• [DATASET EXCERPT]:
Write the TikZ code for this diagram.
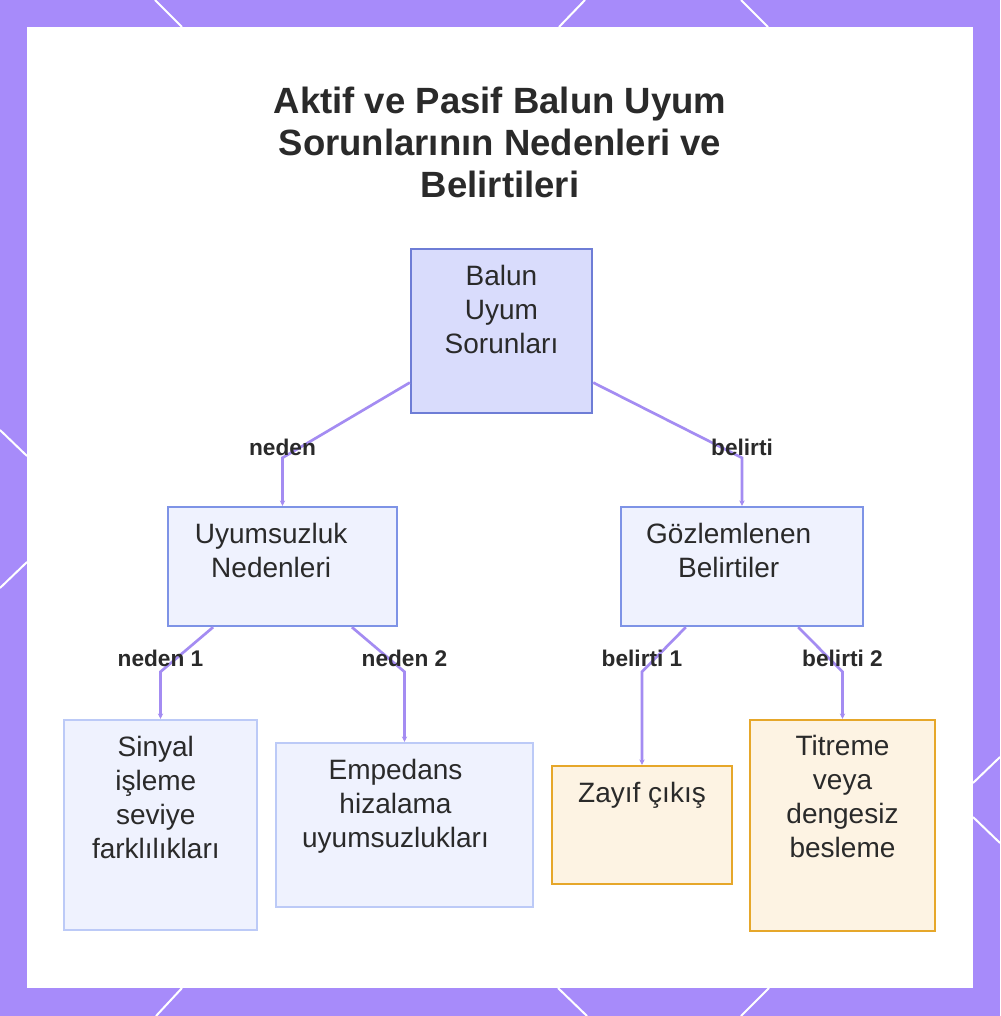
\documentclass[tikz,border=0pt]{standalone}
\usepackage{fontspec}
\setmainfont{Liberation Sans}
\usetikzlibrary{calc,arrows.meta}

\definecolor{framepurple}{HTML}{A78BFA}
\definecolor{linkpurple}{HTML}{A48CF2}
\definecolor{inktext}{HTML}{2A2A2A}
\definecolor{rootfill}{HTML}{D9DCFC}
\definecolor{rootline}{HTML}{6E7DD6}
\definecolor{hubfill}{HTML}{EFF2FE}
\definecolor{hubline}{HTML}{7E93E6}
\definecolor{leafline}{HTML}{BCCAF7}
\definecolor{warnfill}{HTML}{FDF3E3}
\definecolor{warnline}{HTML}{E6A72A}

\tikzset{
  box/.style={draw, rectangle, line width=1.8pt, inner sep=0pt},
  rootbox/.style={box, fill=rootfill, draw=rootline},
  hubbox/.style={box, fill=hubfill, draw=hubline},
  leafbox/.style={box, fill=hubfill, draw=leafline},
  warnbox/.style={box, fill=warnfill, draw=warnline},
  boxtext/.style={anchor=north, align=center, inner sep=0pt, text=inktext,
    font=\fontsize{21}{25.5}\selectfont},
  link/.style={draw=linkpurple, line width=2pt, -{Stealth[length=4pt,width=4pt]}},
  lbl/.style={font=\bfseries\fontsize{17}{20}\selectfont, text=inktext, inner sep=1pt},
  edgeline/.style={draw=white, line width=1.5pt}
}

\begin{document}
\begin{tikzpicture}[x=0.75pt, y=-0.75pt]
  % frame and panel
  \fill[framepurple] (0,0) rectangle (1000,1016);
  \useasboundingbox (0,0) rectangle (1000,1016);
  \draw[edgeline] (155,0) -- (182,27);
  \draw[edgeline] (585,0) -- (559,27);
  \draw[edgeline] (741,0) -- (768,27);
  \draw[edgeline] (182,988) -- (156,1016);
  \draw[edgeline] (558,988) -- (587,1016);
  \draw[edgeline] (769,988) -- (741,1016);
  \draw[edgeline] (0,430) -- (27,456);
  \draw[edgeline] (27,562) -- (0,588);
  \draw[edgeline] (1000,757) -- (973,783);
  \draw[edgeline] (973,817) -- (1000,843);
  \fill[white] (27,27) rectangle (973,988);

  % title
  \node[anchor=north, align=center, text=inktext, inner sep=0pt,
    font=\bfseries\fontsize{27.4}{31.5}\selectfont] (title) at (500,87)
    {Aktif ve Pasif Balun Uyum\\Sorunlarının Nedenleri ve\\Belirtileri};

  % boxes
  \node[rootbox, minimum width=135.75pt, minimum height=123pt] (root) at (501.5,331) {};
  \node[hubbox, minimum width=171.75pt, minimum height=89.25pt] (cause) at (282.5,566.5) {};
  \node[hubbox, minimum width=181.5pt, minimum height=89.25pt] (symp) at (742,566.5) {};
  \node[leafbox, minimum width=144.75pt, minimum height=157.5pt] (sig) at (160.5,825) {};
  \node[leafbox, minimum width=192.75pt, minimum height=123pt] (imp) at (404.5,825) {};
  \node[warnbox, minimum width=135pt, minimum height=88.5pt] (weak) at (642,825) {};
  \node[warnbox, minimum width=138.75pt, minimum height=158.25pt] (flick) at (842.5,825.5) {};

  % box texts
  \node[boxtext] (roottxt) at ([yshift=-12.5pt]root.north) {Balun\\Uyum\\Sorunları};
  \node[boxtext] (causetxt) at ([xshift=-8.5pt, yshift=-12.5pt]cause.north) {Uyumsuzluk\\Nedenleri};
  \node[boxtext] (symptxt) at ([xshift=-10pt, yshift=-12.5pt]symp.north) {Gözlemlenen\\Belirtiler};
  \node[boxtext] (sigtxt) at ([xshift=-3.5pt, yshift=-12.5pt]sig.north) {Sinyal\\işleme\\seviye\\farklılıkları};
  \node[boxtext] (imptxt) at ([xshift=-6.75pt, yshift=-12.5pt]imp.north) {Empedans\\hizalama\\uyumsuzlukları};
  \node[boxtext] (weaktxt) at ([yshift=-12.5pt]weak.north) {Zayıf çıkış};
  \node[boxtext] (flicktxt) at ([yshift=-12pt]flick.north) {Titreme\\veya\\dengesiz\\besleme};

  % connectors
  \draw[link] ($(root.south west)!0.19!(root.north west)$) -- ([yshift=36pt]cause.north)
    node[lbl, yshift=8pt] {neden} -- (cause.north);
  \draw[link] ($(root.south east)!0.19!(root.north east)$) -- ([yshift=36pt]symp.north)
    node[lbl, yshift=8pt] {belirti} -- (symp.north);
  \draw[link] ($(cause.south west)!0.2!(cause.south east)$) -- ([yshift=35.25pt]sig.north)
    node[lbl, yshift=9.75pt] {neden 1} -- (sig.north);
  \draw[link] ($(cause.south west)!0.8!(cause.south east)$) -- ([yshift=52.5pt]imp.north)
    node[lbl, yshift=9.75pt] {neden 2} -- (imp.north);
  \draw[link] ($(symp.south west)!0.27!(symp.south east)$) -- ([yshift=69.75pt]weak.north)
    node[lbl, yshift=9.75pt] {belirti 1} -- (weak.north);
  \draw[link] ($(symp.south west)!0.73!(symp.south east)$) -- ([yshift=35.25pt]flick.north)
    node[lbl, yshift=9.75pt] {belirti 2} -- (flick.north);
\end{tikzpicture}
\end{document}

• [WHAT TO WORK ON]: Give the material again exactly as it is, but keep the pictures out.

• [ANSWER TO THE PROBLEM]:
Write the TikZ code for this diagram.
\documentclass[tikz,border=0pt]{standalone}
\usepackage{fontspec}
\setmainfont{Liberation Sans}
\usetikzlibrary{calc,arrows.meta}

\definecolor{framepurple}{HTML}{A78BFA}
\definecolor{linkpurple}{HTML}{A48CF2}
\definecolor{inktext}{HTML}{2A2A2A}
\definecolor{rootfill}{HTML}{D9DCFC}
\definecolor{rootline}{HTML}{6E7DD6}
\definecolor{hubfill}{HTML}{EFF2FE}
\definecolor{hubline}{HTML}{7E93E6}
\definecolor{leafline}{HTML}{BCCAF7}
\definecolor{warnfill}{HTML}{FDF3E3}
\definecolor{warnline}{HTML}{E6A72A}

\tikzset{
  box/.style={draw, rectangle, line width=1.8pt, inner sep=0pt},
  rootbox/.style={box, fill=rootfill, draw=rootline},
  hubbox/.style={box, fill=hubfill, draw=hubline},
  leafbox/.style={box, fill=hubfill, draw=leafline},
  warnbox/.style={box, fill=warnfill, draw=warnline},
  boxtext/.style={anchor=north, align=center, inner sep=0pt, text=inktext,
    font=\fontsize{21}{25.5}\selectfont},
  link/.style={draw=linkpurple, line width=2pt, -{Stealth[length=4pt,width=4pt]}},
  lbl/.style={font=\bfseries\fontsize{17}{20}\selectfont, text=inktext, inner sep=1pt},
  edgeline/.style={draw=white, line width=1.5pt}
}

\begin{document}
\begin{tikzpicture}[x=0.75pt, y=-0.75pt]
  % frame and panel
  \fill[framepurple] (0,0) rectangle (1000,1016);
  \useasboundingbox (0,0) rectangle (1000,1016);
  \draw[edgeline] (155,0) -- (182,27);
  \draw[edgeline] (585,0) -- (559,27);
  \draw[edgeline] (741,0) -- (768,27);
  \draw[edgeline] (182,988) -- (156,1016);
  \draw[edgeline] (558,988) -- (587,1016);
  \draw[edgeline] (769,988) -- (741,1016);
  \draw[edgeline] (0,430) -- (27,456);
  \draw[edgeline] (27,562) -- (0,588);
  \draw[edgeline] (1000,757) -- (973,783);
  \draw[edgeline] (973,817) -- (1000,843);
  \fill[white] (27,27) rectangle (973,988);

  % title
  \node[anchor=north, align=center, text=inktext, inner sep=0pt,
    font=\bfseries\fontsize{27.4}{31.5}\selectfont] (title) at (500,87)
    {Aktif ve Pasif Balun Uyum\\Sorunlarının Nedenleri ve\\Belirtileri};

  % boxes
  \node[rootbox, minimum width=135.75pt, minimum height=123pt] (root) at (501.5,331) {};
  \node[hubbox, minimum width=171.75pt, minimum height=89.25pt] (cause) at (282.5,566.5) {};
  \node[hubbox, minimum width=181.5pt, minimum height=89.25pt] (symp) at (742,566.5) {};
  \node[leafbox, minimum width=144.75pt, minimum height=157.5pt] (sig) at (160.5,825) {};
  \node[leafbox, minimum width=192.75pt, minimum height=123pt] (imp) at (404.5,825) {};
  \node[warnbox, minimum width=135pt, minimum height=88.5pt] (weak) at (642,825) {};
  \node[warnbox, minimum width=138.75pt, minimum height=158.25pt] (flick) at (842.5,825.5) {};

  % box texts
  \node[boxtext] (roottxt) at ([yshift=-12.5pt]root.north) {Balun\\Uyum\\Sorunları};
  \node[boxtext] (causetxt) at ([xshift=-8.5pt, yshift=-12.5pt]cause.north) {Uyumsuzluk\\Nedenleri};
  \node[boxtext] (symptxt) at ([xshift=-10pt, yshift=-12.5pt]symp.north) {Gözlemlenen\\Belirtiler};
  \node[boxtext] (sigtxt) at ([xshift=-3.5pt, yshift=-12.5pt]sig.north) {Sinyal\\işleme\\seviye\\farklılıkları};
  \node[boxtext] (imptxt) at ([xshift=-6.75pt, yshift=-12.5pt]imp.north) {Empedans\\hizalama\\uyumsuzlukları};
  \node[boxtext] (weaktxt) at ([yshift=-12.5pt]weak.north) {Zayıf çıkış};
  \node[boxtext] (flicktxt) at ([yshift=-12pt]flick.north) {Titreme\\veya\\dengesiz\\besleme};

  % connectors
  \draw[link] ($(root.south west)!0.19!(root.north west)$) -- ([yshift=36pt]cause.north)
    node[lbl, yshift=8pt] {neden} -- (cause.north);
  \draw[link] ($(root.south east)!0.19!(root.north east)$) -- ([yshift=36pt]symp.north)
    node[lbl, yshift=8pt] {belirti} -- (symp.north);
  \draw[link] ($(cause.south west)!0.2!(cause.south east)$) -- ([yshift=35.25pt]sig.north)
    node[lbl, yshift=9.75pt] {neden 1} -- (sig.north);
  \draw[link] ($(cause.south west)!0.8!(cause.south east)$) -- ([yshift=52.5pt]imp.north)
    node[lbl, yshift=9.75pt] {neden 2} -- (imp.north);
  \draw[link] ($(symp.south west)!0.27!(symp.south east)$) -- ([yshift=69.75pt]weak.north)
    node[lbl, yshift=9.75pt] {belirti 1} -- (weak.north);
  \draw[link] ($(symp.south west)!0.73!(symp.south east)$) -- ([yshift=35.25pt]flick.north)
    node[lbl, yshift=9.75pt] {belirti 2} -- (flick.north);
\end{tikzpicture}
\end{document}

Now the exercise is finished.